Coupled Mode Flutter Analysis of a 2D Compressor Cascade using Time-Marching Simulations

Kurzfassung

Flutter phenomenon in turbomachinery is typically studied using decoupled methods. These methods assume that the vacuum modes are not affected by modal coupling due to aerodynamic forces. Decoupled methods rely on the energy method and are only reliable for high mass ratios and small logarithmic decrements. However, modern turbomachinery design trends significantly reduce the structure-to-air mass ratio, making systems susceptible to coupled mode flutter.

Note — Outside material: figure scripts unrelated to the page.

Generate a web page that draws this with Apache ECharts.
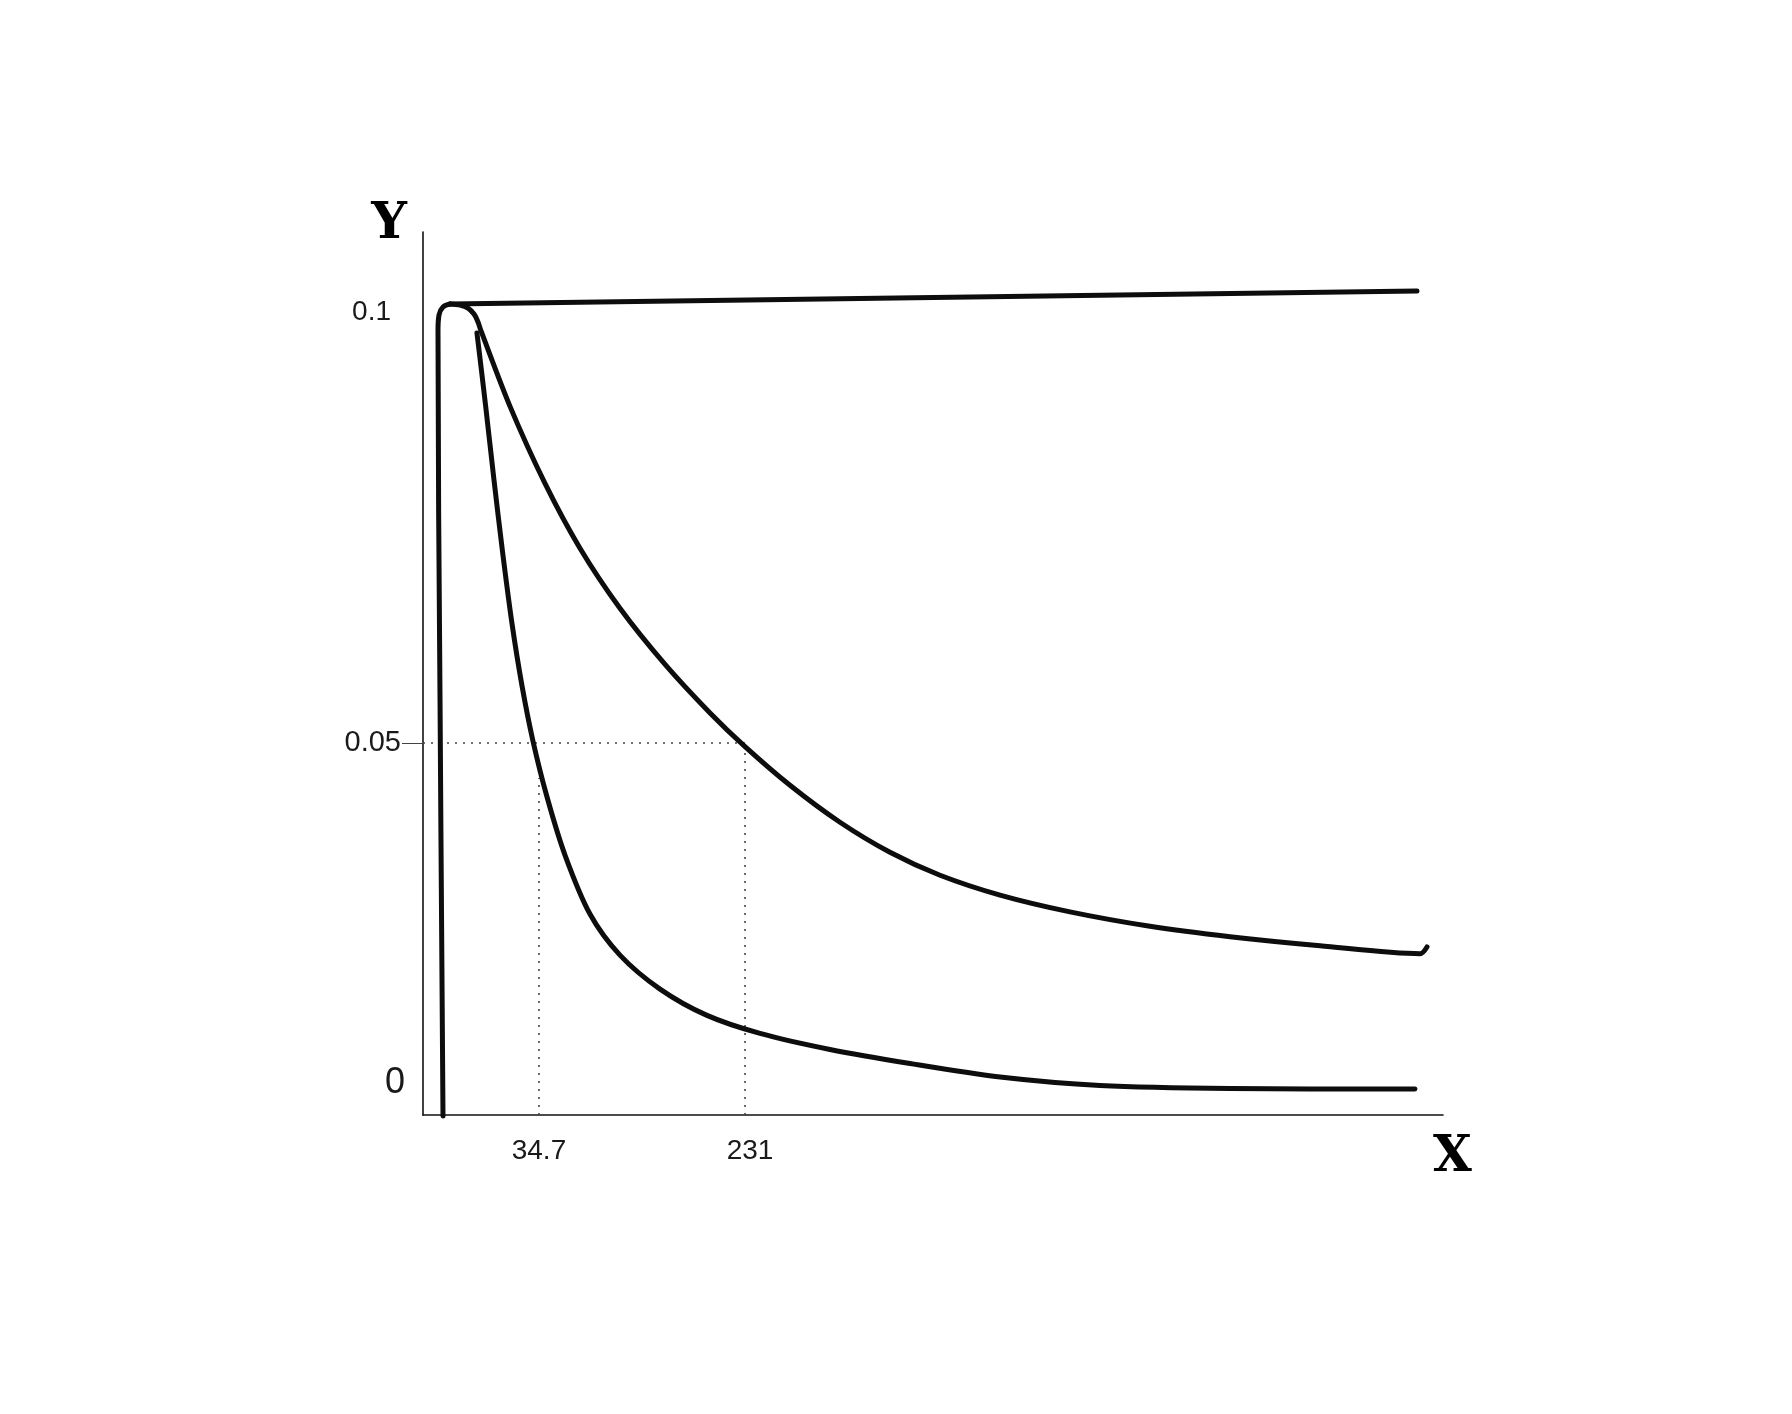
<!DOCTYPE html>
<html>
<head>
<meta charset="utf-8">
<script src="https://cdn.jsdelivr.net/npm/echarts@6/dist/echarts.min.js"></script>
<style>
  html, body { margin: 0; padding: 0; background: #ffffff; }
  #chart { width: 1792px; height: 1414px; }
</style>
</head>
<body>
<div id="chart"></div>
<script>
// Sketch chart: axes are drawn in nominal sketch units (0..100 on each axis);
// tick labels are placed where the sketch puts them.
var xTickPos = [11.37, 31.57];
var xTickText = ['34.7', '231'];
var yTickPos = [3.62, 42.13, 90.94];
var yTickText = ['0', '0.05', '0.1'];

// initial rise to the plateau
var riseX = [1.96, 1.67, 1.47, 1.57, 1.96, 2.65];
var riseY = [-0.11, 47.0, 88.9, 90.6, 91.5, 91.85];

// flat top curve
var topX = [2.65, 97.45];
var topY = [91.85, 93.32];

// slower decay curve (half value at 231)
var slowX = [2.65, 3.63, 4.41, 5.00, 5.39, 5.69, 8.53, 11.96, 15.39, 19.31, 23.73, 28.14, 31.57, 35.98, 40.88, 45.78, 50.69, 56.57, 63.43, 71.27, 79.12, 87.94, 97.75, 98.43];
var slowY = [91.85, 91.73, 91.39, 90.71, 89.81, 88.79, 80.25, 71.53, 64.19, 57.39, 51.03, 45.53, 41.72, 37.34, 33.15, 29.75, 27.15, 24.90, 23.00, 21.37, 20.19, 19.17, 18.27, 19.03];

// faster decay curve (half value at 34.7)
var fastX = [5.29, 6.13, 6.96, 7.80, 8.73, 9.71, 10.78, 12.16, 13.92, 16.37, 19.31, 23.24, 27.84, 33.04, 39.90, 47.75, 56.57, 66.37, 79.12, 97.25];
var fastY = [88.56, 80.41, 71.91, 63.76, 55.61, 48.58, 42.36, 36.01, 29.44, 22.76, 18.11, 14.26, 11.28, 9.24, 7.42, 5.83, 4.30, 3.34, 3.00, 2.94];

// dotted guide lines
var guideHX = [0, 31.57];
var guideHY = [42.13, 42.13];
var guideV1X = [11.37, 11.37];
var guideV1Y = [0, 38.17];
var guideV2X = [31.57, 31.57];
var guideV2Y = [0, 42.13];

function zip(xs, ys) { return xs.map(function (x, i) { return [x, ys[i]]; }); }
function labelFor(pos, txt) {
  return function (v) {
    for (var i = 0; i < pos.length; i++) { if (Math.abs(pos[i] - v) < 1e-6) return txt[i]; }
    return '';
  };
}

var curveStyle = { color: '#0d0d0d', width: 5, cap: 'round', join: 'round' };
var guideStyle = { color: '#444', width: 1.6, type: [2, 6] };

var chart = echarts.init(document.getElementById('chart'), null, { renderer: 'canvas' });
chart.setOption({
  backgroundColor: '#ffffff',
  animation: false,
  grid: { left: 423, top: 232, width: 1020, height: 883, containLabel: false },
  xAxis: {
    type: 'value', min: 0, max: 100,
    name: 'X', nameLocation: 'end', nameGap: -10,
    nameTextStyle: { fontFamily: 'DejaVu Serif', fontWeight: 'bold', fontSize: 50, color: '#000', verticalAlign: 'top', padding: [18, 0, 0, 0] },
    axisLine: { show: true, onZero: false, lineStyle: { color: '#111', width: 1.6 } },
    axisTick: { show: false },
    splitLine: { show: false },
    axisLabel: {
      customValues: xTickPos, margin: 22,
      fontFamily: 'Liberation Sans', fontSize: 28, color: '#1a1a1a',
      formatter: function (v) {
        var t = labelFor(xTickPos, xTickText)(v);
        return t === '231' ? '{r|231}' : t;
      },
      rich: { r: { fontFamily: 'Liberation Sans', fontSize: 28, color: '#1a1a1a', padding: [0, 0, 0, 10] } }
    }
  },
  yAxis: {
    type: 'value', min: 0, max: 100,
    name: 'Y', nameLocation: 'end', nameGap: -18,
    nameTextStyle: { fontFamily: 'DejaVu Serif', fontWeight: 'bold', fontSize: 50, color: '#000', padding: [0, 68, 0, 0] },
    axisLine: { show: true, onZero: false, lineStyle: { color: '#111', width: 1.6 } },
    axisTick: { show: true, customValues: [yTickPos[1]], length: 21, lineStyle: { color: '#444', width: 1 } },
    splitLine: { show: false },
    axisLabel: {
      customValues: yTickPos, margin: 18,
      fontFamily: 'Liberation Sans', color: '#1a1a1a',
      formatter: function (v) {
        var t = labelFor(yTickPos, yTickText)(v);
        if (t === '0') return '{z|0}';
        if (t === '0.05') return '{m|0.05}';
        if (t === '0.1') return '{t|0.1}';
        return '';
      },
      rich: {
        z: { fontFamily: 'Liberation Sans', fontSize: 36, color: '#1a1a1a' },
        m: { fontFamily: 'Liberation Sans', fontSize: 29, color: '#1a1a1a', padding: [0, 4, 0, 0] },
        t: { fontFamily: 'Liberation Sans', fontSize: 28, color: '#1a1a1a', padding: [0, 14, 0, 0] }
      }
    }
  },
  series: [
    { type: 'line', data: zip(guideHX, guideHY), showSymbol: false, lineStyle: guideStyle, silent: true },
    { type: 'line', data: zip(guideV1X, guideV1Y), showSymbol: false, lineStyle: guideStyle, silent: true },
    { type: 'line', data: zip(guideV2X, guideV2Y), showSymbol: false, lineStyle: guideStyle, silent: true },
    { type: 'line', data: zip(riseX, riseY), showSymbol: false, smooth: 0.4, clip: false, lineStyle: curveStyle },
    { type: 'line', data: zip(topX, topY), showSymbol: false, clip: false, lineStyle: curveStyle },
    { type: 'line', data: zip(slowX, slowY), showSymbol: false, smooth: 0.3, clip: false, lineStyle: curveStyle },
    { type: 'line', data: zip(fastX, fastY), showSymbol: false, smooth: 0.3, clip: false, lineStyle: curveStyle }
  ]
});
</script>
</body>
</html>
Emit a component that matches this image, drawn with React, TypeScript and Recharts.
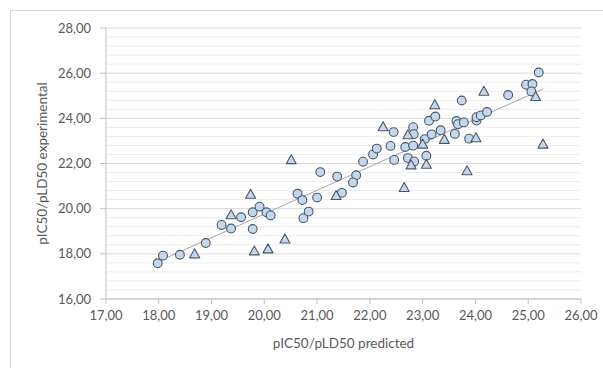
import React from "react"
import { ScatterChart, Scatter, XAxis, YAxis, CartesianGrid, ReferenceLine } from "recharts"

const circleX = [
  17.98, 18.08, 18.4, 18.89, 19.19, 19.37, 19.56, 19.78, 19.91, 19.78, 20.04, 20.12, 20.63, 20.72, 20.74,
  20.84, 21.0, 21.06, 21.38, 21.47, 21.74, 21.68, 21.87, 22.06, 22.13, 22.39, 22.45, 22.46, 22.67, 22.82,
  22.72, 22.84, 22.82, 22.83, 23.04, 23.07, 23.12, 23.24, 23.17, 23.34, 23.61, 23.64, 23.67, 23.78, 23.74,
  23.88, 24.02, 24.02, 24.1, 24.22, 24.62, 24.96, 25.08, 25.06, 25.2,
]
const circleY = [
  17.58, 17.92, 17.96, 18.48, 19.28, 19.12, 19.62, 19.84, 20.09, 19.1, 19.84, 19.7, 20.66, 20.38, 19.58,
  19.87, 20.49, 21.62, 21.42, 20.7, 21.48, 21.16, 22.08, 22.4, 22.66, 22.78, 23.39, 22.16, 22.73, 22.79,
  22.24, 22.09, 23.61, 23.3, 23.08, 22.34, 23.89, 24.08, 23.29, 23.47, 23.31, 23.88, 23.74, 23.82, 24.79,
  23.1, 23.9, 24.05, 24.13, 24.28, 25.03, 25.49, 25.52, 25.19, 26.03,
]
const triangleX = [
  18.68, 19.37, 19.74, 19.81, 20.07, 20.39, 20.51, 21.36, 22.25, 22.65, 22.72, 22.78, 23.0, 23.07, 23.23,
  23.41, 23.84, 24.01, 24.16, 25.14, 25.28,
]
const triangleY = [
  18.0, 19.73, 20.64, 18.13, 18.22, 18.66, 22.17, 20.58, 23.63, 20.94, 23.27, 21.94, 22.86, 21.97, 24.6,
  23.07, 21.68, 23.14, 25.2, 24.97, 22.86,
]
// ligne de tendance (extrémités lues)
const trendX = [17.98, 25.28]
const trendY = [17.65, 25.3]

const xTicks = [17, 18, 19, 20, 21, 22, 23, 24, 25, 26]
const yTicks = [16, 18, 20, 22, 24, 26, 28]
const yMinor = [16.4, 16.8, 17.2, 17.6, 18.4, 18.8, 19.2, 19.6, 20.4, 20.8, 21.2, 21.6, 22.4, 22.8, 23.2, 23.6,
  24.4, 24.8, 25.2, 25.6, 26.4, 26.8, 27.2, 27.6]

const circles = circleX.map((x, i) => ({ x, y: circleY[i] }))
const triangles = triangleX.map((x, i) => ({ x, y: triangleY[i] }))
const trend = trendX.map((x, i) => ({ x, y: trendY[i] }))

const fmt = (v: number) => v.toFixed(2).replace(".", ",")

const FILL = "#c3d8ef"
const STROKE = "#4b5768"

const CircleDot = ({ cx, cy }: any) => (
  <circle cx={cx} cy={cy} r={4.4} fill={FILL} stroke={STROKE} strokeWidth={1.1} />
)

const TriangleDot = ({ cx, cy }: any) => (
  <path
    d={`M${cx},${cy - 5} L${cx + 5},${cy + 4} L${cx - 5},${cy + 4} Z`}
    fill={FILL}
    stroke={STROKE}
    strokeWidth={1.1}
    strokeLinejoin="round"
  />
)

const font = "Lato, 'Open Sans', sans-serif"

export default function App() {
  return (
    <div style={{ position: "fixed", left: 0, top: 0, width: 603, height: 368, background: "#fff", overflow: "hidden" }}>
      <div
        style={{
          position: "absolute",
          left: 10,
          top: 10,
          width: 620,
          height: 380,
          border: "1px solid #d9d9d9",
        }}
      />
      <ScatterChart
        width={603}
        height={368}
        margin={{ top: 28, right: 22, left: 40, bottom: 24 }}
        style={{ position: "absolute", left: 0, top: 0, fontFamily: font }}
      >
        <CartesianGrid vertical={false} stroke="#d9d9d9" />
        {yMinor.map((v) => (
          <ReferenceLine key={v} y={v} stroke="#ececec" strokeWidth={1} ifOverflow="hidden" />
        ))}
        <XAxis
          type="number"
          dataKey="x"
          domain={[17, 26]}
          ticks={xTicks}
          tickFormatter={fmt}
          stroke="#bfbfbf"
          tickSize={5}
          tickMargin={7}
          tick={{ fill: "#595959", fontSize: 13 }}
          height={45}
          label={{ value: "pIC50/pLD50 predicted", position: "insideBottom", offset: -4, fill: "#595959", fontSize: 13.5 }}
        />
        <YAxis
          type="number"
          dataKey="y"
          domain={[16, 28]}
          ticks={yTicks}
          tickFormatter={fmt}
          stroke="#bfbfbf"
          tickSize={6}
          tickMargin={9}
          tick={{ fill: "#595959", fontSize: 13 }}
          width={66}
          label={{
            value: "pIC50/pLD50 experimental",
            angle: -90,
            position: "insideLeft",
            offset: 2,
            style: { textAnchor: "middle" },
            fill: "#595959",
            fontSize: 13.5,
          }}
        />
        <Scatter
          data={trend}
          line={{ stroke: "#a6a6a6", strokeWidth: 1 }}
          shape={() => null}
          isAnimationActive={false}
        />
        <Scatter data={circles} shape={<CircleDot />} isAnimationActive={false} />
        <Scatter data={triangles} shape={<TriangleDot />} isAnimationActive={false} />
      </ScatterChart>
    </div>
  )
}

In this context, using classical decoupled methods, also known as work-per-cycle approaches, can lead to unreliable predictions of system stability. Therefore, it is necessary to use time-domain simulations, which, although more expensive in terms of computational resources, provide the reference tool for validating and fine-tuning less demanding approaches. This work was conducted at the German Aerospace Centre (DLR) in order to perform numerical flutter predictions for a compressor cascade. The in-house TRACE solver was utilized to conduct fluid-structure coupled time-marching simulations. These simulations allowed generic heave and pitch degrees of freedom to vibrate freely in response to an initial small perturbation. Various initial conditions were tested to investigate a wide range of IBPAs, and the mass ratio was varied to assess the effect on the stability limits of the system and the modal coupling. The aim of this thesis is to generate a reliable data set to fill the information gap, examine the stability conditions and demonstrate the correlation between low mass ratio values and modal coupling. Additionally, the text discusses the limitations of the proposed methods and provides guidelines for future studies.